§ Written exercise:
Print word for word the first line of the listing below and every line after it, through the line with "plt.rcParams['font.family'] = ['Liberation". Leave out the pictures and the rest.

═══ Information given

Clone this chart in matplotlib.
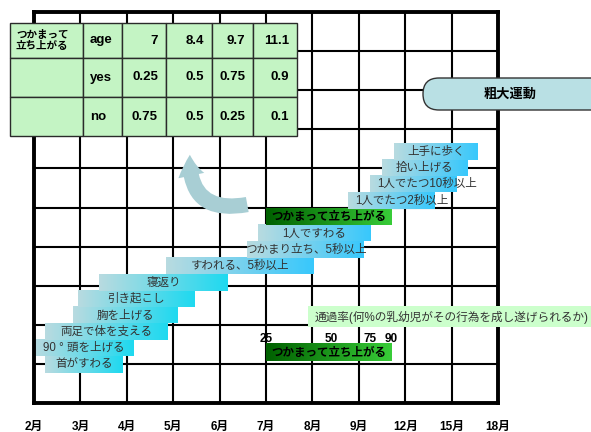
import numpy as np
import matplotlib
matplotlib.use("Agg")
from matplotlib import pyplot as plt
from matplotlib.colors import LinearSegmentedColormap
from matplotlib.patches import Rectangle, FancyBboxPatch, FancyArrowPatch

plt.rcParams['font.family'] = ['Liberation Sans', 'Noto Sans CJK JP', 'DejaVu Sans']

# month scale (non linear)
month_ticks = [2, 3, 4, 5, 6, 7, 8, 9, 12, 15, 18]
month_labels = [f"{m}月" for m in month_ticks]

# milestones: 25% age -> 90% age (months), bottom to top
milestones = ["首がすわる", "90 ° 頭を上げる", "両足で体を支える", "胸を上げる", "引き起こし",
              "寝返り", "すわれる、5秒以上", "つかまり立ち、5秒以上", "1人ですわる",
              "つかまって立ち上がる", "1人でたつ2秒以上", "1人でたつ10秒以上",
              "拾い上げる", "上手に歩く"]
age_start = [2.23, 2.0, 2.23, 2.83, 2.94, 3.41, 4.85, 6.6, 6.83, 7.0, 8.76, 9.71, 10.5, 11.3]
age_end = [3.91, 4.15, 4.87, 5.09, 5.46, 6.17, 8.02, 9.36, 9.79, 11.1, 13.9, 15.3, 16.0, 16.7]

# table for つかまって立ち上がる
tbl_title = "つかまって\n立ち上がる"
tbl_age = [7, 8.4, 9.7, 11.1]
tbl_yes = [0.25, 0.5, 0.75, 0.9]
tbl_no = [0.75, 0.5, 0.25, 0.1]
pass_rates = [25, 50, 75, 90]

highlight = "つかまって立ち上がる"


def mpos(m):
    return np.interp(m, month_ticks, np.arange(len(month_ticks)))


fig = plt.figure(figsize=(5.91, 4.32), dpi=100)
ax = fig.add_axes([34/591, 29/432, 464/591, 391/432])
ax.set_xlim(0, 10)
ax.set_ylim(0, 10)
ax.set_xticks(range(len(month_ticks)))
ax.set_xticklabels(month_labels, fontsize=8.5, fontweight='bold')
ax.set_yticks(range(11))
ax.set_yticklabels([])
ax.tick_params(length=0, pad=13)
ax.grid(True, color='black', lw=1.5)
ax.set_axisbelow(True)
for s in ax.spines.values():
    s.set_linewidth(2.8)

blue_lo = LinearSegmentedColormap.from_list('blo', ['#b8dbe0', '#1fd9f0'])
blue_hi = LinearSegmentedColormap.from_list('bhi', ['#b8dbe0', '#38c8fc'])
green = LinearSegmentedColormap.from_list('grn', ['#006000', '#38cc38'])
grad = np.linspace(0, 1, 100).reshape(1, -1)

bar_h = 0.41
left_text = ["1人でたつ2秒以上", "1人でたつ10秒以上"]
for i, name in enumerate(milestones):
    x0, x1 = mpos(age_start[i]), mpos(age_end[i])
    yc = 0.985 + 0.419 * i
    if name == highlight:
        cm = green
    elif i < 6:
        cm = blue_lo
    else:
        cm = blue_hi
    ax.imshow(grad, extent=[x0, x1, yc - bar_h/2, yc + bar_h/2], cmap=cm,
              aspect='auto', zorder=2, interpolation='bilinear')
    if name == highlight:
        ax.text((x0 + x1)/2, yc, name, ha='center', va='center', fontsize=8.3,
                fontweight='bold', color='black', zorder=3)
    elif name in left_text:
        ax.text(x0 + 0.17, yc, name, ha='left', va='center', fontsize=8.3,
                color='#333333', zorder=3)
    else:
        ax.text((x0 + x1)/2, yc, name, ha='center', va='center', fontsize=8.3,
                color='#333333', zorder=3)

# legend bar with pass rates
x0, x1 = mpos(tbl_age[0]), mpos(tbl_age[-1])
ax.imshow(grad, extent=[x0, x1, 1.29 - 0.22, 1.29 + 0.22], cmap=green,
          aspect='auto', zorder=2, interpolation='bilinear')
ax.text((x0 + x1)/2, 1.29, highlight, ha='center', va='center', fontsize=8.3,
        fontweight='bold', color='black', zorder=3)
for a, p in zip(tbl_age, pass_rates):
    ax.text(mpos(a), 1.63, str(p), ha='center', va='center', fontsize=8.5,
            fontweight='bold', zorder=3)
ax.set_xlim(0, 10)
ax.set_ylim(0, 10)

# overlay in pixel coordinates
ov = fig.add_axes([0, 0, 1, 1])
ov.set_xlim(0, 591)
ov.set_ylim(432, 0)
ov.axis('off')

col_x = [10, 83, 122, 166, 212, 253, 297]
row_y = [23, 58, 97, 136]
for r in range(3):
    for c in range(6):
        ov.add_patch(Rectangle((col_x[c], row_y[r]), col_x[c+1] - col_x[c],
                               row_y[r+1] - row_y[r], facecolor='#c4f4c4',
                               edgecolor='#2a2a2a', lw=1))
ov.text(16, (row_y[0] + row_y[1])/2, tbl_title, ha='left', va='center',
        fontsize=7.6, fontweight='bold', linespacing=1.2)
for r, (lab, vals) in enumerate(zip(["age", "yes", "no"], [tbl_age, tbl_yes, tbl_no])):
    yc = (row_y[r] + row_y[r+1])/2
    ov.text(90, yc, lab, ha='left', va='center', fontsize=9.5, fontweight='bold')
    for c, v in enumerate(vals):
        ov.text(col_x[c+3] - 8, yc, f"{v:g}", ha='right', va='center',
                fontsize=9.5, fontweight='bold')

# rounded label
ov.add_patch(FancyBboxPatch((423, 78), 190, 32, boxstyle="round,pad=0,rounding_size=16",
                            facecolor='#b9e0e4', edgecolor='#333333', lw=1, clip_on=False))
ov.text(510, 95, "粗大運動", ha='center', va='center', fontsize=9.5, fontweight='bold')

# legend text box
ov.add_patch(Rectangle((308, 306), 283, 21, facecolor='#ccffcc', edgecolor='none'))
ov.text(315, 317, "通過率(何%の乳幼児がその行為を成し遂げられるか)", ha='left', va='center',
        fontsize=8.4, color='#333333')

# curved arrow
ov.add_patch(FancyArrowPatch((250, 204), (190, 152), connectionstyle="arc3,rad=-0.65",
                             arrowstyle="simple,head_width=19,head_length=15,tail_width=11",
                             facecolor='#a8ced4', edgecolor='none'))

fig.savefig("out.png", dpi=100)
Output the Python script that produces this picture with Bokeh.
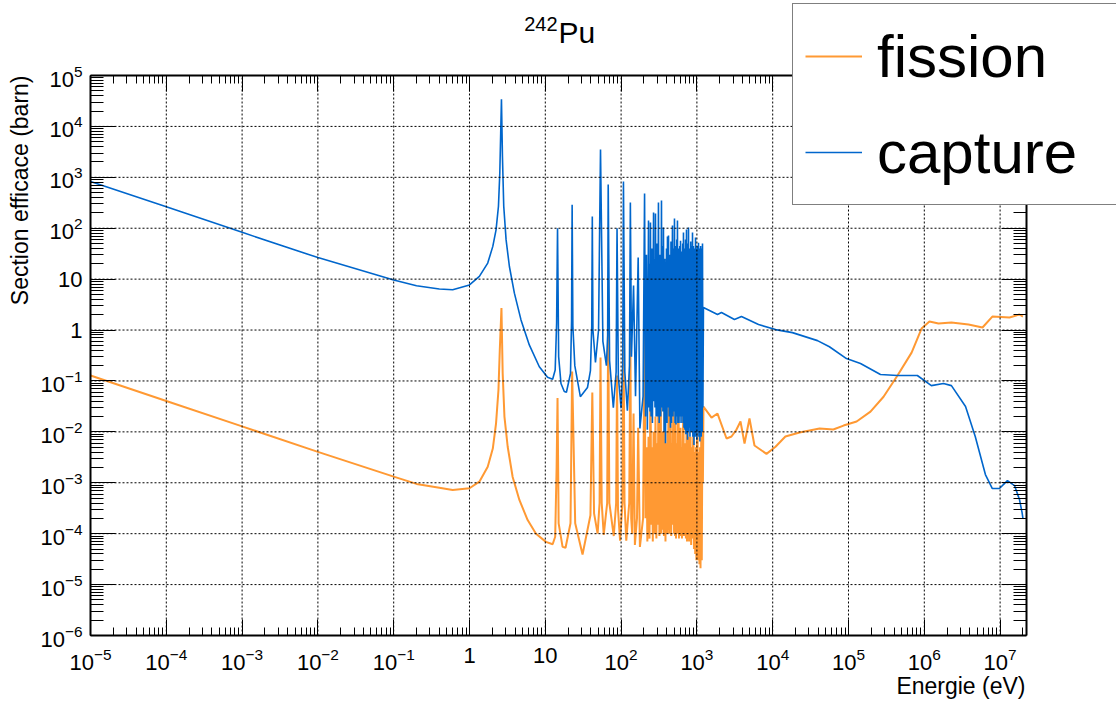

══════

§ Exercise response:
Clone this chart in matplotlib.
import numpy as np
import matplotlib
matplotlib.use("Agg")
from matplotlib import pyplot as plt
from matplotlib.colors import LinearSegmentedColormap
from matplotlib.patches import Rectangle, FancyBboxPatch, FancyArrowPatch

plt.rcParams['font.family'] = ['Liberation Sans', 'Noto Sans CJK JP', 'DejaVu Sans']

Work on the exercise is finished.